++++ DATA SEGMENT ++++
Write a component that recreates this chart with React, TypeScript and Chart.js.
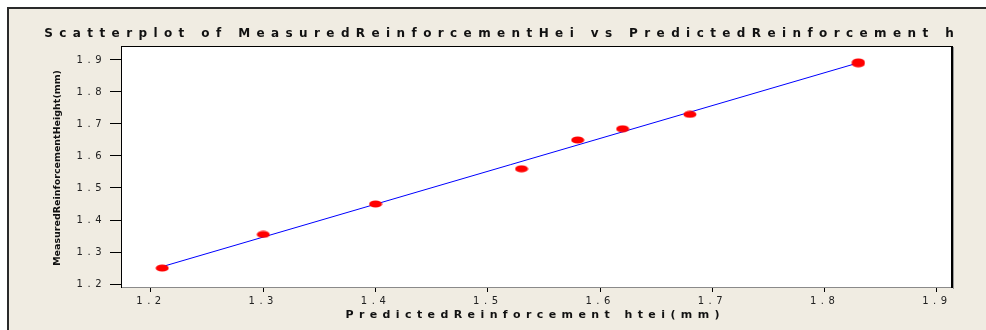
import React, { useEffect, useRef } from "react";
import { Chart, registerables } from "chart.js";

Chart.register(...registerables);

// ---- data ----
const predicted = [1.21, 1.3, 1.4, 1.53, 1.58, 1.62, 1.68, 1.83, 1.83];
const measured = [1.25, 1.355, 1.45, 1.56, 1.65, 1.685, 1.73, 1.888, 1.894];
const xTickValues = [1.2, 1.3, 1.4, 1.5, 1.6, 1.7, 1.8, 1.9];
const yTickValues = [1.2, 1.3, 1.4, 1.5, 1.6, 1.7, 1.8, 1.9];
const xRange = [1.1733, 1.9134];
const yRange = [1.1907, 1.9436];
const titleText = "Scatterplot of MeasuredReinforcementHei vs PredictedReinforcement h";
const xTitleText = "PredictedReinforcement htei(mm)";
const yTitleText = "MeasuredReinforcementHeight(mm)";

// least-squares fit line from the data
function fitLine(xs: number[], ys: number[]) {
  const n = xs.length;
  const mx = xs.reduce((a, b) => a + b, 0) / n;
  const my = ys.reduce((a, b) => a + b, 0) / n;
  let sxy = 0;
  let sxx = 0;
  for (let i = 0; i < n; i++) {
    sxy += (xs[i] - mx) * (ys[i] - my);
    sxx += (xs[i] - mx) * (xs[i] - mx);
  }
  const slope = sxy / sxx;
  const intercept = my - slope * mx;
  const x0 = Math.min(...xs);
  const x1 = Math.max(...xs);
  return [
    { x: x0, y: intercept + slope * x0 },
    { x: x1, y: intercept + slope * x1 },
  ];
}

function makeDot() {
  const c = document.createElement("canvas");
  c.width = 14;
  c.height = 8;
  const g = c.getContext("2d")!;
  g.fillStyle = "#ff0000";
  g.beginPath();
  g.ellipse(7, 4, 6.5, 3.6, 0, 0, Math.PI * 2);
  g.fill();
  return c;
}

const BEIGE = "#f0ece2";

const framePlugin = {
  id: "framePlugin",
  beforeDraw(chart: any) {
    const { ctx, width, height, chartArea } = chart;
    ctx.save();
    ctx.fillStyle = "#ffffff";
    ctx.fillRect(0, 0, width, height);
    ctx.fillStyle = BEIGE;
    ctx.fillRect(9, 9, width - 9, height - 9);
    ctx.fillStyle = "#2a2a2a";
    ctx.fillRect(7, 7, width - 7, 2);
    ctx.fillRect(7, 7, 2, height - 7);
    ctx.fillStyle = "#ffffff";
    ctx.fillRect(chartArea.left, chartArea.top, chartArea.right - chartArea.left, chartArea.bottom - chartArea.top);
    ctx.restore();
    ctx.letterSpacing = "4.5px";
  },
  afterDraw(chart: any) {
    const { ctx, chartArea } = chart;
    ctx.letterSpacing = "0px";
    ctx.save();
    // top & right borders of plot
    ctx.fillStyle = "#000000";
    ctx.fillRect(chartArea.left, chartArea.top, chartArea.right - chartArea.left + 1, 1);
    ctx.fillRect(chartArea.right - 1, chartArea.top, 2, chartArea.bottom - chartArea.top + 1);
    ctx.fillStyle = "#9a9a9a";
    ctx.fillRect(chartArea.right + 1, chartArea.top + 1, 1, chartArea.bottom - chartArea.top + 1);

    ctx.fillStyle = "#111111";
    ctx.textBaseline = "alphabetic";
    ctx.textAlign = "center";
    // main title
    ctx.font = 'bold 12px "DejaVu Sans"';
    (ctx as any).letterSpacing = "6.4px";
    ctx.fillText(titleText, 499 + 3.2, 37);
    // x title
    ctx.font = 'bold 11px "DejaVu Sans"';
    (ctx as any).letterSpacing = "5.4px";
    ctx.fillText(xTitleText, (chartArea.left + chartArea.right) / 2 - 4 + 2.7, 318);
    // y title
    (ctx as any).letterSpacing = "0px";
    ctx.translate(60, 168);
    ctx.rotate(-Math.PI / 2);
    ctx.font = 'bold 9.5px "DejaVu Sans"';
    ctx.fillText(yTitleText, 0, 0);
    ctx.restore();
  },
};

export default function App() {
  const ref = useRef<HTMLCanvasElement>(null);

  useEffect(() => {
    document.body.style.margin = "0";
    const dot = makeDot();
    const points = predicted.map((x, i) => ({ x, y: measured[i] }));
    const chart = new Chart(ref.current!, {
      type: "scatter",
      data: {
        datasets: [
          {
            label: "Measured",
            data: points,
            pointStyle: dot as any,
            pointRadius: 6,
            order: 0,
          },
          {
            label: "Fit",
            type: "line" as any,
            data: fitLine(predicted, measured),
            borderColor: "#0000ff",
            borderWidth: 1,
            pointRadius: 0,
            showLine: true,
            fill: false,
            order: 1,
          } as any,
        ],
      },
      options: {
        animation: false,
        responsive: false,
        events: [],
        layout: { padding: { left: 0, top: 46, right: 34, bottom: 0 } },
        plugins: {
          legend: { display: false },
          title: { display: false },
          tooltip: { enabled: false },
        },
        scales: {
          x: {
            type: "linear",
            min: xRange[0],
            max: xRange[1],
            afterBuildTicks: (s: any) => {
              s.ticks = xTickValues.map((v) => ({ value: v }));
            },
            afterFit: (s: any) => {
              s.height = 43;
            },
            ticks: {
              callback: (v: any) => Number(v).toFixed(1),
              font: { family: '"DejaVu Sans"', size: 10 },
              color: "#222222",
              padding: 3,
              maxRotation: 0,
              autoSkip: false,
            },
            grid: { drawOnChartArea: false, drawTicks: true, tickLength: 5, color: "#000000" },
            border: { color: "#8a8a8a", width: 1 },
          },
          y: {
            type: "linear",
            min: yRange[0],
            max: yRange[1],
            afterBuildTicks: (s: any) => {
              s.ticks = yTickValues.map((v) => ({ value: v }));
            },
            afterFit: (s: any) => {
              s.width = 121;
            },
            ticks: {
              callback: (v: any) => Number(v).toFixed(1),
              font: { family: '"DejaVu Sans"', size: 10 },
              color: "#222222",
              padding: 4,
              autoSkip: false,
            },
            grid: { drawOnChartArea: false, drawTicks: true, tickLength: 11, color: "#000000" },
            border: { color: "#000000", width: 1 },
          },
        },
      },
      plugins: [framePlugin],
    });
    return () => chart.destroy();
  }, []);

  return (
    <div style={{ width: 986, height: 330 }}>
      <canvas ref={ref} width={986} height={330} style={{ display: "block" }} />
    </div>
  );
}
++++
*WHAT YOU NEED TO DO*: Produce an exact copy of each line of data, skipping embedded images.

*RESULT*:
Write a component that recreates this chart with React, TypeScript and Chart.js.
import React, { useEffect, useRef } from "react";
import { Chart, registerables } from "chart.js";

Chart.register(...registerables);

// ---- data ----
const predicted = [1.21, 1.3, 1.4, 1.53, 1.58, 1.62, 1.68, 1.83, 1.83];
const measured = [1.25, 1.355, 1.45, 1.56, 1.65, 1.685, 1.73, 1.888, 1.894];
const xTickValues = [1.2, 1.3, 1.4, 1.5, 1.6, 1.7, 1.8, 1.9];
const yTickValues = [1.2, 1.3, 1.4, 1.5, 1.6, 1.7, 1.8, 1.9];
const xRange = [1.1733, 1.9134];
const yRange = [1.1907, 1.9436];
const titleText = "Scatterplot of MeasuredReinforcementHei vs PredictedReinforcement h";
const xTitleText = "PredictedReinforcement htei(mm)";
const yTitleText = "MeasuredReinforcementHeight(mm)";

// least-squares fit line from the data
function fitLine(xs: number[], ys: number[]) {
  const n = xs.length;
  const mx = xs.reduce((a, b) => a + b, 0) / n;
  const my = ys.reduce((a, b) => a + b, 0) / n;
  let sxy = 0;
  let sxx = 0;
  for (let i = 0; i < n; i++) {
    sxy += (xs[i] - mx) * (ys[i] - my);
    sxx += (xs[i] - mx) * (xs[i] - mx);
  }
  const slope = sxy / sxx;
  const intercept = my - slope * mx;
  const x0 = Math.min(...xs);
  const x1 = Math.max(...xs);
  return [
    { x: x0, y: intercept + slope * x0 },
    { x: x1, y: intercept + slope * x1 },
  ];
}

function makeDot() {
  const c = document.createElement("canvas");
  c.width = 14;
  c.height = 8;
  const g = c.getContext("2d")!;
  g.fillStyle = "#ff0000";
  g.beginPath();
  g.ellipse(7, 4, 6.5, 3.6, 0, 0, Math.PI * 2);
  g.fill();
  return c;
}

const BEIGE = "#f0ece2";

const framePlugin = {
  id: "framePlugin",
  beforeDraw(chart: any) {
    const { ctx, width, height, chartArea } = chart;
    ctx.save();
    ctx.fillStyle = "#ffffff";
    ctx.fillRect(0, 0, width, height);
    ctx.fillStyle = BEIGE;
    ctx.fillRect(9, 9, width - 9, height - 9);
    ctx.fillStyle = "#2a2a2a";
    ctx.fillRect(7, 7, width - 7, 2);
    ctx.fillRect(7, 7, 2, height - 7);
    ctx.fillStyle = "#ffffff";
    ctx.fillRect(chartArea.left, chartArea.top, chartArea.right - chartArea.left, chartArea.bottom - chartArea.top);
    ctx.restore();
    ctx.letterSpacing = "4.5px";
  },
  afterDraw(chart: any) {
    const { ctx, chartArea } = chart;
    ctx.letterSpacing = "0px";
    ctx.save();
    // top & right borders of plot
    ctx.fillStyle = "#000000";
    ctx.fillRect(chartArea.left, chartArea.top, chartArea.right - chartArea.left + 1, 1);
    ctx.fillRect(chartArea.right - 1, chartArea.top, 2, chartArea.bottom - chartArea.top + 1);
    ctx.fillStyle = "#9a9a9a";
    ctx.fillRect(chartArea.right + 1, chartArea.top + 1, 1, chartArea.bottom - chartArea.top + 1);

    ctx.fillStyle = "#111111";
    ctx.textBaseline = "alphabetic";
    ctx.textAlign = "center";
    // main title
    ctx.font = 'bold 12px "DejaVu Sans"';
    (ctx as any).letterSpacing = "6.4px";
    ctx.fillText(titleText, 499 + 3.2, 37);
    // x title
    ctx.font = 'bold 11px "DejaVu Sans"';
    (ctx as any).letterSpacing = "5.4px";
    ctx.fillText(xTitleText, (chartArea.left + chartArea.right) / 2 - 4 + 2.7, 318);
    // y title
    (ctx as any).letterSpacing = "0px";
    ctx.translate(60, 168);
    ctx.rotate(-Math.PI / 2);
    ctx.font = 'bold 9.5px "DejaVu Sans"';
    ctx.fillText(yTitleText, 0, 0);
    ctx.restore();
  },
};

export default function App() {
  const ref = useRef<HTMLCanvasElement>(null);

  useEffect(() => {
    document.body.style.margin = "0";
    const dot = makeDot();
    const points = predicted.map((x, i) => ({ x, y: measured[i] }));
    const chart = new Chart(ref.current!, {
      type: "scatter",
      data: {
        datasets: [
          {
            label: "Measured",
            data: points,
            pointStyle: dot as any,
            pointRadius: 6,
            order: 0,
          },
          {
            label: "Fit",
            type: "line" as any,
            data: fitLine(predicted, measured),
            borderColor: "#0000ff",
            borderWidth: 1,
            pointRadius: 0,
            showLine: true,
            fill: false,
            order: 1,
          } as any,
        ],
      },
      options: {
        animation: false,
        responsive: false,
        events: [],
        layout: { padding: { left: 0, top: 46, right: 34, bottom: 0 } },
        plugins: {
          legend: { display: false },
          title: { display: false },
          tooltip: { enabled: false },
        },
        scales: {
          x: {
            type: "linear",
            min: xRange[0],
            max: xRange[1],
            afterBuildTicks: (s: any) => {
              s.ticks = xTickValues.map((v) => ({ value: v }));
            },
            afterFit: (s: any) => {
              s.height = 43;
            },
            ticks: {
              callback: (v: any) => Number(v).toFixed(1),
              font: { family: '"DejaVu Sans"', size: 10 },
              color: "#222222",
              padding: 3,
              maxRotation: 0,
              autoSkip: false,
            },
            grid: { drawOnChartArea: false, drawTicks: true, tickLength: 5, color: "#000000" },
            border: { color: "#8a8a8a", width: 1 },
          },
          y: {
            type: "linear",
            min: yRange[0],
            max: yRange[1],
            afterBuildTicks: (s: any) => {
              s.ticks = yTickValues.map((v) => ({ value: v }));
            },
            afterFit: (s: any) => {
              s.width = 121;
            },
            ticks: {
              callback: (v: any) => Number(v).toFixed(1),
              font: { family: '"DejaVu Sans"', size: 10 },
              color: "#222222",
              padding: 4,
              autoSkip: false,
            },
            grid: { drawOnChartArea: false, drawTicks: true, tickLength: 11, color: "#000000" },
            border: { color: "#000000", width: 1 },
          },
        },
      },
      plugins: [framePlugin],
    });
    return () => chart.destroy();
  }, []);

  return (
    <div style={{ width: 986, height: 330 }}>
      <canvas ref={ref} width={986} height={330} style={{ display: "block" }} />
    </div>
  );
}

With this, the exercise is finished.